憲法の条件 戦後70年から考える (NHK出版新書)
大澤 真幸 , 木村 草太 / NHK出版 (2015-01-10)
読了日:2015年6月2日
ここ数年、改憲や憲法解釈変更に関するニュースが多くの議論を呼んでいる。SNSを眺めていると一方が他方に向かってそれぞれ「こんな当たり前の常識をなぜ理解できないんだ?」といって嘲笑する言葉がたくさん転がっている。そしてそれは僕をとても残念な気分にさせる。どうして日本国憲法の話題は気が滅入るんだろう。

本書で次々提示される「無知のヴェール」(ロールズ)、グノーシス(選民思想主義的な秘教主義、たとえば「大手マスコミの伝えない真実の世界がある」的な世界)、「理性の私的な使用と公共的使用」(カント)、「一般意志と全体意志とはどう違うのか」(ルソーは有限時間内に解けるだろうと考えたが、アーレントはすぐには解けないはずと複数性を唱えた)といった言葉にはその都度はっとさせられ、何度も読み直した。

そして著者らはこう続ける。

-----公共的価値とは何なのか」という問いは、どこかに答えがあるようなものではなく、「これは本当に公共のためなのか、私利私欲ではないのか」と問い続けることによってしか近付けません。そして、その問いは、「それは憲法の理念に沿っているのか」と問い続けること-----

つまり憲法とは理念であり、我々はその理念をたよりに公共について考え続ける必要があるということだ。考え続ける、ということは「結論など出ていない」ということだ。つまり「隣に凶悪犯がいると分かってるんだったらこちらから先に殺しに行くことこそ国の仕事に決まってるだろ」派の人も、「世界平和のためなら殺されて滅んでも良いのです」派の人も、どちらが一方的に正しくあるいは一方的に間違っているかって結論でさえまだ出ていないということだ(人類が人類の枠に留まってるうちに結論が出ることはないのだろう)。

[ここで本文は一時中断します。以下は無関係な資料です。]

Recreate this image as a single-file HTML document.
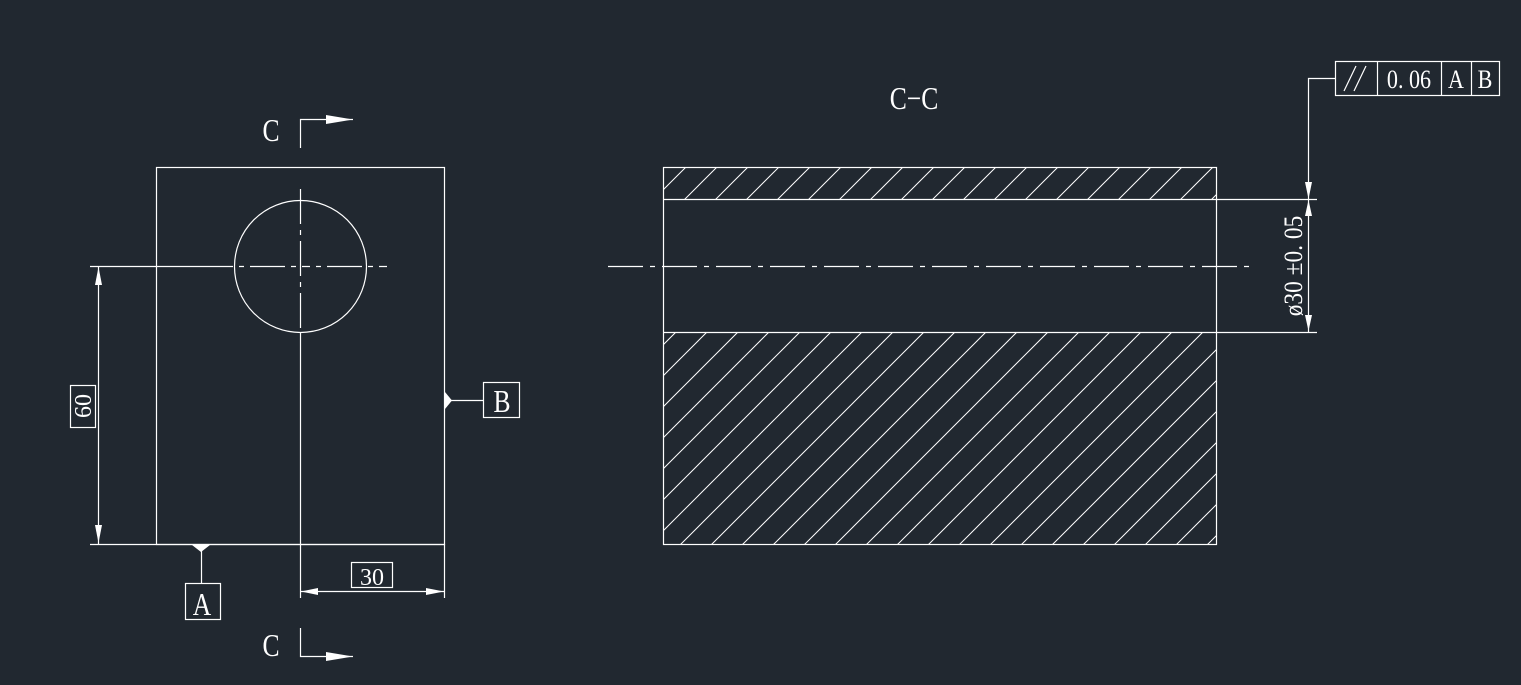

だから大切なことは「まだ分からないけれどしかし答えは必ずあるはずだ」という前提に立って謙虚に問い続けること」なのだと思う。そのためのツールのひとつが憲法なのだという考え方を本書で知った。

そんな我々に必要な態度は、
-----眉間にしわを寄せて問題行動を起こす人たちにお説教してばかりいるだけではなくて、「こういう世界をつくりたい」という前向きな声に答えて、様々な議論をかわせるような文化を築いていくべき------
なのだいう。
−−−−−最も恐ろしいことは、嘲笑に気持ちを挫かれ、自らが皮肉屋に堕してしまうこと-----
だからだ。

毎朝のように僕を追いかけてきた残念な気分の正体が見えた気がした。
物語 カタルーニャの歴史―知られざる地中海帝国の興亡 (中公新書)
田沢 耕 / 中央公論新社 (2000-12)
読了日:2015年6月26日
バルセロナに行く前にいろんな雑知識を詰め込んでおいた方が良かろうとブックオフで購入。これがまた大変に面白く、今や歴史の表舞台から姿を消したようなカタルーニャが実は地中海の歴史において欠くことのできない存在感を発揮した帝国であったことを知る。僕ら日本人には同じような人名+○世の組合せはいまだに混乱を招くのだけど、それでも無味乾燥な世界史とは異なり、大河ドラマのような表現は間違いなくカタルーニャへの興味をかき立ててくれた。

この本はぜひ現地でも読まねばとKindle版も購入した。